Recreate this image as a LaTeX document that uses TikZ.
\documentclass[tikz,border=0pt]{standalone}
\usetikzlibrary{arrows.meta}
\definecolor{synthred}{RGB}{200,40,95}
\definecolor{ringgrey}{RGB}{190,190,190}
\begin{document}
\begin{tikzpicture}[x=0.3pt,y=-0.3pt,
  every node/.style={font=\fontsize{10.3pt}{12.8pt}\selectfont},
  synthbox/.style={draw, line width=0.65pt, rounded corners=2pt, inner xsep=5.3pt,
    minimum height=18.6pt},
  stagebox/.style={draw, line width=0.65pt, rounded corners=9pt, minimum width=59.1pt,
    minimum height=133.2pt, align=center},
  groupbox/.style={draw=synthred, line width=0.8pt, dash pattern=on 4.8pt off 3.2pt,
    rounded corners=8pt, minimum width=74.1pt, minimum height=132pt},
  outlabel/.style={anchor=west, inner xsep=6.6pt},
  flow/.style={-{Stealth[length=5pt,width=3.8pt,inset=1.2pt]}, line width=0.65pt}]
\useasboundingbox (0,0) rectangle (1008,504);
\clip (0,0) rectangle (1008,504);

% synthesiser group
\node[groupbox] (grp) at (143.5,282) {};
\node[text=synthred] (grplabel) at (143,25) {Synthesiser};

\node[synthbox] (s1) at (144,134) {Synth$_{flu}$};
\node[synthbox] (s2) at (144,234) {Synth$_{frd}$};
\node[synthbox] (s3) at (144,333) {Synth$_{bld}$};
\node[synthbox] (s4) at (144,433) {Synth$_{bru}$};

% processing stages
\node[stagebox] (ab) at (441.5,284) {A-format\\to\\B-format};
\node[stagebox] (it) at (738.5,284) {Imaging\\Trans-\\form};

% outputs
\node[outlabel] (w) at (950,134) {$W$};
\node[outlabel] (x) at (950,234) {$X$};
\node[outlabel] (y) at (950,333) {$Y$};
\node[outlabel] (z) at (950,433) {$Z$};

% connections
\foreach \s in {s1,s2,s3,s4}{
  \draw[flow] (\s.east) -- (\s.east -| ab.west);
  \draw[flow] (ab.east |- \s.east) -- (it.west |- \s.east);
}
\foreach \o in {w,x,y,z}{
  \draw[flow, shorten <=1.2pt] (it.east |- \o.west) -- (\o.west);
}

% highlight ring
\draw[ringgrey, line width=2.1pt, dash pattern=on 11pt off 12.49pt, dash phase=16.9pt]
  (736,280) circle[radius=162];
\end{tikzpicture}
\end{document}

┄┄┄┄┄┄┄┄┄┄┄┄┄┄┄┄┄┄┄┄

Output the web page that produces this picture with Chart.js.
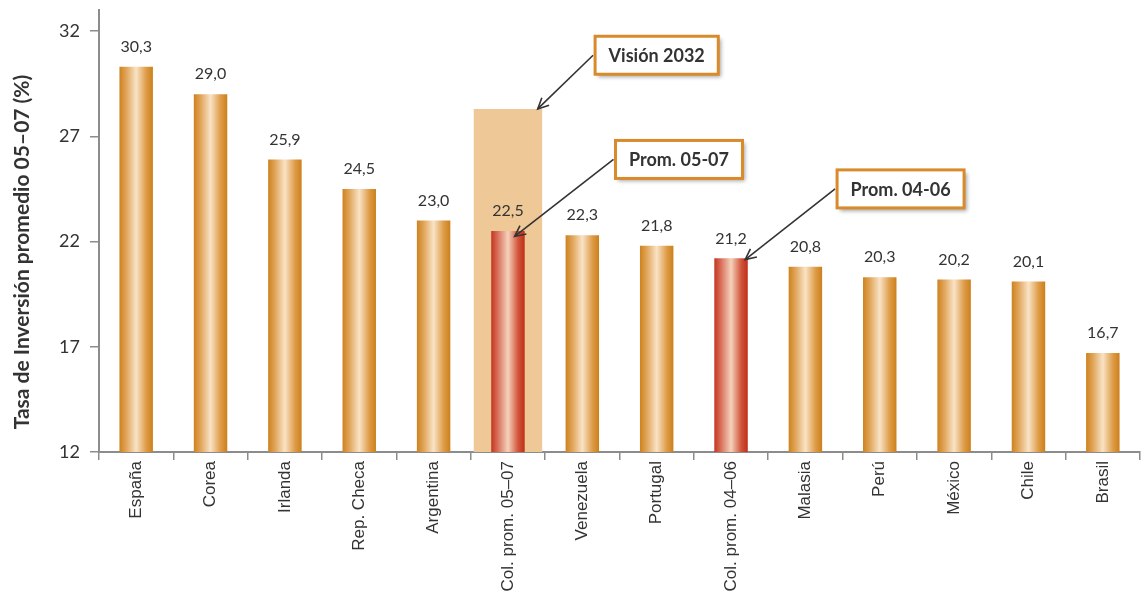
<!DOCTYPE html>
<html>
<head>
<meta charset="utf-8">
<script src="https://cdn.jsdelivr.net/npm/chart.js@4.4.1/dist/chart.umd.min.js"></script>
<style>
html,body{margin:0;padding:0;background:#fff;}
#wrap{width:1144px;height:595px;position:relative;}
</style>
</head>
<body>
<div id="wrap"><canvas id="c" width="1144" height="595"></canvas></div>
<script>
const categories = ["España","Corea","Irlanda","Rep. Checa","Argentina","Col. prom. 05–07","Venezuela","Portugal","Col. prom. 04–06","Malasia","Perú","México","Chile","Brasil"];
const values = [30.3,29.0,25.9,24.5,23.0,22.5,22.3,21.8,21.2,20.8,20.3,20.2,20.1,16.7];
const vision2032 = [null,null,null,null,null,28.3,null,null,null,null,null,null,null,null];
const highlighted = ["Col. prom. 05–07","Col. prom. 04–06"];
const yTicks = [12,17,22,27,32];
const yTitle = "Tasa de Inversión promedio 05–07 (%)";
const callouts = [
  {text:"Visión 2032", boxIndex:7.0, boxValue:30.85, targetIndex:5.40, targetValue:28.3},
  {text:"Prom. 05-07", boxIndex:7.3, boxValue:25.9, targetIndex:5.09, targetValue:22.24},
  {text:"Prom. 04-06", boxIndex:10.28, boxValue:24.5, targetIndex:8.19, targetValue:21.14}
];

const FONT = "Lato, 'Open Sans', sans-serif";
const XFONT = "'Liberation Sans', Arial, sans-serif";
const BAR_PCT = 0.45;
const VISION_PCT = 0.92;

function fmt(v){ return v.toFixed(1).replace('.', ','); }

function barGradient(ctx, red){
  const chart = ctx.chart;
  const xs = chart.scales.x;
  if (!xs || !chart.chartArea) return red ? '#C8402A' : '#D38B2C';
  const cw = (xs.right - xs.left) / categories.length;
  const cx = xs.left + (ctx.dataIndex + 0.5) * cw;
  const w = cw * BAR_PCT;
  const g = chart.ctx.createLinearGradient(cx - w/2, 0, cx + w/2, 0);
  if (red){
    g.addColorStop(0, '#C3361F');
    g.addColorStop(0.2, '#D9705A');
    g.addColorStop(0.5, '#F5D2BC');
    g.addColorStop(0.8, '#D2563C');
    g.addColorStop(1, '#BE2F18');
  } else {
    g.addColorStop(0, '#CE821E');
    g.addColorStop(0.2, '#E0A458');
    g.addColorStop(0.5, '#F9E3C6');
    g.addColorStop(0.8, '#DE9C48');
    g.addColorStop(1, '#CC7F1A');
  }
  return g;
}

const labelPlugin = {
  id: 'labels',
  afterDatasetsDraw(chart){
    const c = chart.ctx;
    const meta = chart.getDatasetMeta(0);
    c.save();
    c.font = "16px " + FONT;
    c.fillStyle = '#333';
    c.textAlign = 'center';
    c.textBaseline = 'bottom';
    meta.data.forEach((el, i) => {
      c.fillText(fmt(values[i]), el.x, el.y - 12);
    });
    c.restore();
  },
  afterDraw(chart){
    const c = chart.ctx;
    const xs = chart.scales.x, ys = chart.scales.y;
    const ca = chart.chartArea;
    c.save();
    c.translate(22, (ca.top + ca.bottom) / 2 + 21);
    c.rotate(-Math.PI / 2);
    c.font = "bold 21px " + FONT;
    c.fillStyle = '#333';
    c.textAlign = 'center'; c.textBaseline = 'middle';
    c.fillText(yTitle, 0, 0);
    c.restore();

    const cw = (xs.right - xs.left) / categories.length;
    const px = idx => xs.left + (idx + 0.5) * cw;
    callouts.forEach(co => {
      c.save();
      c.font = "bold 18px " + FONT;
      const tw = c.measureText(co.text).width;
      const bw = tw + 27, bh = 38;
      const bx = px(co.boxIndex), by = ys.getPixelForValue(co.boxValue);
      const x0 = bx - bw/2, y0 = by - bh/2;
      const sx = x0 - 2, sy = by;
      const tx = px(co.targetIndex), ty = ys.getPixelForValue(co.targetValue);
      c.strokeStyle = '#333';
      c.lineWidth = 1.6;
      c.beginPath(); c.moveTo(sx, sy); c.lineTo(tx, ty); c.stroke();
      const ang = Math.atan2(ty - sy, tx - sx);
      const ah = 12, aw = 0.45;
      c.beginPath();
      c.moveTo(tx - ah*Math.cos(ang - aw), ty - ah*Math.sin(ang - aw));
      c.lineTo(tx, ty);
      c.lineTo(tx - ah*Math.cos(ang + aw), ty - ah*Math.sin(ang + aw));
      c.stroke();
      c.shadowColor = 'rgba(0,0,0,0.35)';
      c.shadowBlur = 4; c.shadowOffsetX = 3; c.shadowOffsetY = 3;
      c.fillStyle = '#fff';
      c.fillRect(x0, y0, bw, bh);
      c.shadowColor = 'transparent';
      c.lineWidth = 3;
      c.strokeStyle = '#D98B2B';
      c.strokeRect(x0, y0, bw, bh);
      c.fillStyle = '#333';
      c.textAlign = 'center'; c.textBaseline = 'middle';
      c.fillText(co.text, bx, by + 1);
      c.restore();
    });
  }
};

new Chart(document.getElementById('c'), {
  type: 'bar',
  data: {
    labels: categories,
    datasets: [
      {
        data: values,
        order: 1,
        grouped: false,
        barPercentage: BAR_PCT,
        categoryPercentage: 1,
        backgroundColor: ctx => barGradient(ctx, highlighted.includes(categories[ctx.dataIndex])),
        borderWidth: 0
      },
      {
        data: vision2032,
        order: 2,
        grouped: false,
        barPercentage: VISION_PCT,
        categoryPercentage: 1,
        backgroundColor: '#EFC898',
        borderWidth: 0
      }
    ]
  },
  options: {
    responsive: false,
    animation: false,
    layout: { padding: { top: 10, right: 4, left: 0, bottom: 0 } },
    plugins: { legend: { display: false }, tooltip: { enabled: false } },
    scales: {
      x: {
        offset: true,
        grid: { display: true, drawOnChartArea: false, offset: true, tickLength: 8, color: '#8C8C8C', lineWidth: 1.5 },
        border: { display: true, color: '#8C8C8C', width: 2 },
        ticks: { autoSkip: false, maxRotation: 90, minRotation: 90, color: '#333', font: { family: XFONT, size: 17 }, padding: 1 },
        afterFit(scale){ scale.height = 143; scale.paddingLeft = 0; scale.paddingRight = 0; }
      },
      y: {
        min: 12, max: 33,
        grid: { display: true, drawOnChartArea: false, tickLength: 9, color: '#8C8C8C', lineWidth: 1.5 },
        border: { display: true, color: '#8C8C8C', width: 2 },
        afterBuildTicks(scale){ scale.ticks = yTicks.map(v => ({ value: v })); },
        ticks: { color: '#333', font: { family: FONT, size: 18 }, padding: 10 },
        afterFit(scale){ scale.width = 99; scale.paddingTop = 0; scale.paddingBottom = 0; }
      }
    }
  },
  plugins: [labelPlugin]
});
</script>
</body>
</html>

┄┄┄┄┄┄┄┄┄┄┄┄┄┄┄┄┄┄┄┄

_To be done_
Search the data above for the word "that", then gather each line in which it appears.

_Correct result_
Recreate this image as a LaTeX document that uses TikZ.
Output the web page that produces this picture with Chart.js.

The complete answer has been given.